Russland begeht die gleichen Fehler wie auch einst der Westen. Christliche Fundamentalisten in den USA hatten gegen „Die letzte Versuchung Christi“ Mitte der 1980er Jahre protestiert, als der Film noch gar nicht gedreht worden war. Aber der Verdacht, dass der Regisseur Martin Scorsese beabsichtige, über den evangelischen Kanon zu spotten, wurde durch verlogene Gerüchte genährt.

Sich auf Gerüchte stützend, kann man sich natürlich den Film „Die Versuchung“ als eine Zusammenstellung pornografischer Szene vorstellen, wo Frevel zum Ziel wird. Deren Beschreibung kann man in mehreren Rezensionen nachlesen.

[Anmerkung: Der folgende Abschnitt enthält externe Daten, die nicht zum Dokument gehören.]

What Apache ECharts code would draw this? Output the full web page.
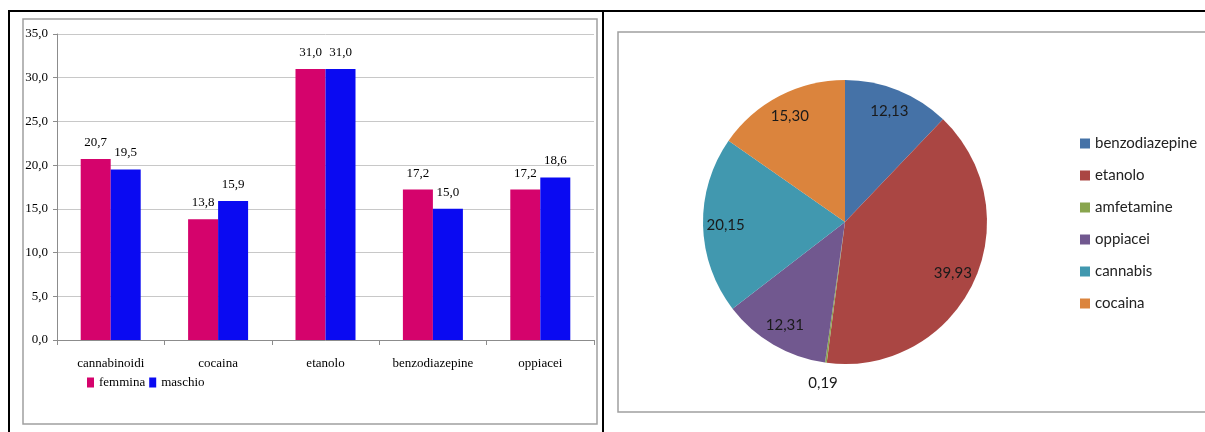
<!DOCTYPE html>
<html>
<head>
<meta charset="utf-8">
<script src="https://cdn.jsdelivr.net/npm/echarts@6/dist/echarts.min.js"></script>
<style>
html,body{margin:0;padding:0;background:#fff;}
#c{width:1205px;height:432px;}
</style>
</head>
<body>
<div id="c"></div>
<script>
// ---- data ----
const categories = ['cannabinoidi', 'cocaina', 'etanolo', 'benzodiazepine', 'oppiacei'];
const barSeriesNames = ['femmina', 'maschio'];
const femmina = [20.7, 13.8, 31.0, 17.2, 17.2];
const maschio = [19.5, 15.9, 31.0, 15.0, 18.6];
const yMin = 0, yMax = 35, yStep = 5;

const pieNames = ['benzodiazepine', 'etanolo', 'amfetamine', 'oppiacei', 'cannabis', 'cocaina'];
const pieValues = [12.13, 39.93, 0.19, 12.31, 20.15, 15.30];
const pieColors = ['#4572A7', '#AA4643', '#89A54E', '#71588F', '#4198AF', '#DB843D'];

// ---- helpers ----
const comma = (v, d) => Number(v).toFixed(d).replace('.', ',');
const serif = "'Liberation Serif', 'Times New Roman', serif";
const sans = "Lato, 'Open Sans', sans-serif";
const PIE_R = 142;
const PIE_C = [845, 222];
const LABEL_RATIO = 0.82; // inside labels at ~82% of radius

const pieMain = pieNames.map((n, i) => ({
  name: n,
  value: pieValues[i],
  itemStyle: { color: pieColors[i] },
  label: pieValues[i] < 1 ? { show: true } : { show: false }
}));
const pieLabels = pieNames.map((n, i) => ({
  name: n,
  value: pieValues[i],
  label: { show: pieValues[i] >= 1 }
}));

const chart = echarts.init(document.getElementById('c'), null, { renderer: 'canvas' });
chart.setOption({
  animation: false,
  backgroundColor: '#fff',
  graphic: [
    { type: 'rect', z: 0, shape: { x: 23, y: 19, width: 574, height: 405 }, style: { fill: 'none', stroke: '#a0a0a0', lineWidth: 1.5 } },
    { type: 'rect', z: 0, shape: { x: 618, y: 32, width: 620, height: 380 }, style: { fill: 'none', stroke: '#a0a0a0', lineWidth: 1.5 } },
    { type: 'line', z: 10, shape: { x1: 8, y1: 11, x2: 1205, y2: 11 }, style: { stroke: '#000', lineWidth: 2 } },
    { type: 'line', z: 10, shape: { x1: 9, y1: 10, x2: 9, y2: 432 }, style: { stroke: '#000', lineWidth: 2 } },
    { type: 'line', z: 10, shape: { x1: 603, y1: 10, x2: 603, y2: 432 }, style: { stroke: '#000', lineWidth: 2 } }
  ],
  legend: [
    {
      data: barSeriesNames,
      left: 82, top: 371,
      orient: 'horizontal',
      icon: 'rect',
      itemWidth: 7, itemHeight: 10, itemGap: 4,
      textStyle: { fontFamily: serif, fontSize: 13, color: '#000' },
      selectedMode: false
    },
    {
      data: pieNames,
      left: 1075, top: 131,
      orient: 'vertical',
      icon: 'rect',
      itemWidth: 10, itemHeight: 10, itemGap: 17,
      textStyle: { fontFamily: sans, fontSize: 15, color: '#222' },
      selectedMode: false
    }
  ],
  grid: { left: 57, top: 34, width: 537, height: 306, containLabel: false },
  xAxis: {
    type: 'category',
    data: categories,
    axisLine: { lineStyle: { color: '#8c8c8c' } },
    axisTick: { show: true, length: 5, lineStyle: { color: '#8c8c8c' } },
    axisLabel: { fontFamily: serif, fontSize: 13, color: '#000', margin: 17 }
  },
  yAxis: {
    type: 'value',
    min: yMin, max: yMax, interval: yStep,
    axisLine: { show: true, lineStyle: { color: '#8c8c8c' } },
    axisTick: { show: true, length: 4, lineStyle: { color: '#8c8c8c' } },
    splitLine: { lineStyle: { color: '#c8c8c8' } },
    axisLabel: { fontFamily: serif, fontSize: 13, color: '#000', margin: 9, formatter: v => comma(v, 1) }
  },
  series: [
    {
      name: barSeriesNames[0], type: 'bar', data: femmina,
      barWidth: 30, barGap: '0%',
      itemStyle: { color: '#D5036C' },
      label: { show: true, position: 'top', distance: 10, fontFamily: serif, fontSize: 13, color: '#000', formatter: p => comma(p.value, 1) }
    },
    {
      name: barSeriesNames[1], type: 'bar', data: maschio,
      barWidth: 30, barGap: '0%',
      itemStyle: { color: '#0A0AF2' },
      label: { show: true, position: 'top', distance: 10, fontFamily: serif, fontSize: 13, color: '#000', formatter: p => comma(p.value, 1) }
    },
    {
      name: 'pie', type: 'pie',
      center: PIE_C, radius: PIE_R,
      startAngle: 90, clockwise: true,
      avoidLabelOverlap: false,
      itemStyle: { borderWidth: 0 },
      emphasis: { disabled: true },
      label: { position: 'outside', fontFamily: sans, fontSize: 15, color: '#1a1a1a', distanceToLabelLine: 0, formatter: p => comma(p.value, 2) },
      labelLine: { show: false, length: 21, length2: 0 },
      labelLayout: () => ({ align: 'center' }),
      data: pieMain
    },
    {
      name: 'pieLabels', type: 'pie',
      center: PIE_C, radius: PIE_R * LABEL_RATIO * 2,
      startAngle: 90, clockwise: true,
      silent: true,
      avoidLabelOverlap: false,
      itemStyle: { color: 'rgba(0,0,0,0)', borderWidth: 0 },
      emphasis: { disabled: true },
      label: { position: 'inside', fontFamily: sans, fontSize: 15, color: '#1a1a1a', formatter: p => comma(p.value, 2) },
      labelLine: { show: false },
      data: pieLabels
    }
  ]
});
</script>
</body>
</html>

Andererseits entgeht dem Kinogänger eine größere, eine bedeutsamere Absicht des Regisseurs – das Wesen der religiösen Exaltiertheit zu untersuchen, die in Vielem mit sexuellen Leidenschaften und Machthunger vermischt ist. Ein Gespräch zu diesen Themen ist in Russland heute aktuell. Dies belegen – sagen wir einmal – die jüngsten Entlarvungen des Geistlichen Roman Stepanow aus Tschuwaschien, die in der Russischen orthodoxen Kirche Zorn ausgelöst hatten.

Bemerkenswert ist, dass der Vatikan kein Verbot des Films in Europa fordert, denn derartige Themen sind dort nicht mehr tabuierte. In Russland aber hat man vorerst den Weg der Restriktionen gewählt. Dies wird eine Welle von Interesse für Raubkopien des Streifens auslösen, der in eine verbotene süße Frucht verwandelt wurde.